## GIVEN INSTRUCTION
Repeat exactly what appears from the opening line of the listing to the line with "const totals = categories.map((c, i)", inclusive.

[start DATA SHOWN]

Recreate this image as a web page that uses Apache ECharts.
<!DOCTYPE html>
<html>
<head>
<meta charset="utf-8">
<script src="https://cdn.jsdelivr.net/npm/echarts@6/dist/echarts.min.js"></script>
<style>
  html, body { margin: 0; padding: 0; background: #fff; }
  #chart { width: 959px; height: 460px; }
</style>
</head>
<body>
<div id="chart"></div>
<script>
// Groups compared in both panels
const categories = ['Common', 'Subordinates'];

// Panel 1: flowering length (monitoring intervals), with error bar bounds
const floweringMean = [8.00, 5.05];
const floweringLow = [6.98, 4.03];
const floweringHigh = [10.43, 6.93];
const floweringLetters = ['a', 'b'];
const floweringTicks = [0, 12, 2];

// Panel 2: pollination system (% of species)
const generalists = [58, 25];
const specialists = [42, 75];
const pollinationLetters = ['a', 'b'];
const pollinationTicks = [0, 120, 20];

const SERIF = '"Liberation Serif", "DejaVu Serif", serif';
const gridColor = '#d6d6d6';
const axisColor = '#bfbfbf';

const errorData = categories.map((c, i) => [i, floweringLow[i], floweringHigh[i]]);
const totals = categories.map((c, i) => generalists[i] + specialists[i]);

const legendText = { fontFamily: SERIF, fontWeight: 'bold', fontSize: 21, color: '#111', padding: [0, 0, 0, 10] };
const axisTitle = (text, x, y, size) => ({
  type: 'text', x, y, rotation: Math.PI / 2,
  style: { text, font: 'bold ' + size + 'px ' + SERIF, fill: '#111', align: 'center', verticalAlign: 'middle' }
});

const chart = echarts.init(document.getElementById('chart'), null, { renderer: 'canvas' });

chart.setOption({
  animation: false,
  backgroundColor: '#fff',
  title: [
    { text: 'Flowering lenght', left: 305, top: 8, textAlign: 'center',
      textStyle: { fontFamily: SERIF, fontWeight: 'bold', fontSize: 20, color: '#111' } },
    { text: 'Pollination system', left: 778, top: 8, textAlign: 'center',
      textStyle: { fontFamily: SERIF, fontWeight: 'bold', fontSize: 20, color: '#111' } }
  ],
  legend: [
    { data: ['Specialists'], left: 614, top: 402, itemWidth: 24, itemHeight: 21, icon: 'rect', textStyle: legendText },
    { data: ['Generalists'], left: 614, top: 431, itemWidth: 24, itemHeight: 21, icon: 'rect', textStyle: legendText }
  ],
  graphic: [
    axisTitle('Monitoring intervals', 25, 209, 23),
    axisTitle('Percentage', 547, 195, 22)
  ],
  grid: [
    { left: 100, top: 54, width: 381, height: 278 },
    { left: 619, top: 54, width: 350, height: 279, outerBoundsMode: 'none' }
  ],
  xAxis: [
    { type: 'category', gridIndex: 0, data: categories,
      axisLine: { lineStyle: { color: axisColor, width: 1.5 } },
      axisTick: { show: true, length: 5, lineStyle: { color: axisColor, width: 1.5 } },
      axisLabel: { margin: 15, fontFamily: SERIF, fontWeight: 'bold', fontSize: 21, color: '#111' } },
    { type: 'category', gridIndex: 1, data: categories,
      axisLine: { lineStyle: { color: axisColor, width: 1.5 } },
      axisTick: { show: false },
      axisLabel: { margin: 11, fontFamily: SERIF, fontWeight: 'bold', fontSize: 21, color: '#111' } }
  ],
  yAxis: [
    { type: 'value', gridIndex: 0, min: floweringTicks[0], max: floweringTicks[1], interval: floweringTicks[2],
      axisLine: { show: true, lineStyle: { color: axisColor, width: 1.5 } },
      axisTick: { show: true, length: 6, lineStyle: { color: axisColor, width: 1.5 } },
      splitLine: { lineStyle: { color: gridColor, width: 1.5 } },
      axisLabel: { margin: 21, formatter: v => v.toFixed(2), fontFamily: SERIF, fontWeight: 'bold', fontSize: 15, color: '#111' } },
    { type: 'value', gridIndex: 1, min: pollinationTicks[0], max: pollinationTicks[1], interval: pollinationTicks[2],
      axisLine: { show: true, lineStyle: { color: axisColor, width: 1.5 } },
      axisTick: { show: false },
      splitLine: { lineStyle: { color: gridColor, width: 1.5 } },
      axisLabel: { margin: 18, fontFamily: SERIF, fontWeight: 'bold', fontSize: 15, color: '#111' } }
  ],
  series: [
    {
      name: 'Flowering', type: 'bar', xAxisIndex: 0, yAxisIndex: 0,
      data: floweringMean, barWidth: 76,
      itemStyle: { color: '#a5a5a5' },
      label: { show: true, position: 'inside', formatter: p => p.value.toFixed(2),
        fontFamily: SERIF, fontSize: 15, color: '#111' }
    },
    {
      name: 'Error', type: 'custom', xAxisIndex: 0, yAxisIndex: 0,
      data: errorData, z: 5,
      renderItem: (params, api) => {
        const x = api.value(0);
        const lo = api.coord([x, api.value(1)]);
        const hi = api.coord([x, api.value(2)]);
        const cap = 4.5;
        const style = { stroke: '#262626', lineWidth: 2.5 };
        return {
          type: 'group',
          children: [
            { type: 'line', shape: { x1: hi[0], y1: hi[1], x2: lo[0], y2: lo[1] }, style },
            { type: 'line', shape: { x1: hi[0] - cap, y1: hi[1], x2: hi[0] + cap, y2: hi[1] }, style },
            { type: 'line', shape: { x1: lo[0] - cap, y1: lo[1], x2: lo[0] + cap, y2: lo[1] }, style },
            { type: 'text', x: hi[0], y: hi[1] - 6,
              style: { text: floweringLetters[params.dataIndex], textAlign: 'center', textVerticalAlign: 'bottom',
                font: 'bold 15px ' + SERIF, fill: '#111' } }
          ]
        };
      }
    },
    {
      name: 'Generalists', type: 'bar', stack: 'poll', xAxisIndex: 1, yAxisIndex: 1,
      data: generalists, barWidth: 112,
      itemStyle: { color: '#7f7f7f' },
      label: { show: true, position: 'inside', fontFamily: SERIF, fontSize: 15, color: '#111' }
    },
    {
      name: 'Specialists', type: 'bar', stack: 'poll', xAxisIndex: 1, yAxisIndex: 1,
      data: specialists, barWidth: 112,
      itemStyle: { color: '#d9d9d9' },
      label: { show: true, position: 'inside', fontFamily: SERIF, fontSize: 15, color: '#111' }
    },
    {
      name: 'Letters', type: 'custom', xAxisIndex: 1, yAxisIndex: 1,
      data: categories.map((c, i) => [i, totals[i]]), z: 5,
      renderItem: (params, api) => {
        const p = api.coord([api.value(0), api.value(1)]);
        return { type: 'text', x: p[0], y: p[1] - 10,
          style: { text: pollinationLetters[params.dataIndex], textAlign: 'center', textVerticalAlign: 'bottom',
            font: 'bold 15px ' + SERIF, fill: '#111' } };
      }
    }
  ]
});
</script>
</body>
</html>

[end DATA SHOWN]

## TASK RESULT
Recreate this image as a web page that uses Apache ECharts.
<!DOCTYPE html>
<html>
<head>
<meta charset="utf-8">
<script src="https://cdn.jsdelivr.net/npm/echarts@6/dist/echarts.min.js"></script>
<style>
  html, body { margin: 0; padding: 0; background: #fff; }
  #chart { width: 959px; height: 460px; }
</style>
</head>
<body>
<div id="chart"></div>
<script>
// Groups compared in both panels
const categories = ['Common', 'Subordinates'];

// Panel 1: flowering length (monitoring intervals), with error bar bounds
const floweringMean = [8.00, 5.05];
const floweringLow = [6.98, 4.03];
const floweringHigh = [10.43, 6.93];
const floweringLetters = ['a', 'b'];
const floweringTicks = [0, 12, 2];

// Panel 2: pollination system (% of species)
const generalists = [58, 25];
const specialists = [42, 75];
const pollinationLetters = ['a', 'b'];
const pollinationTicks = [0, 120, 20];

const SERIF = '"Liberation Serif", "DejaVu Serif", serif';
const gridColor = '#d6d6d6';
const axisColor = '#bfbfbf';

const errorData = categories.map((c, i) => [i, floweringLow[i], floweringHigh[i]]);
const totals = categories.map((c, i) => generalists[i] + specialists[i]);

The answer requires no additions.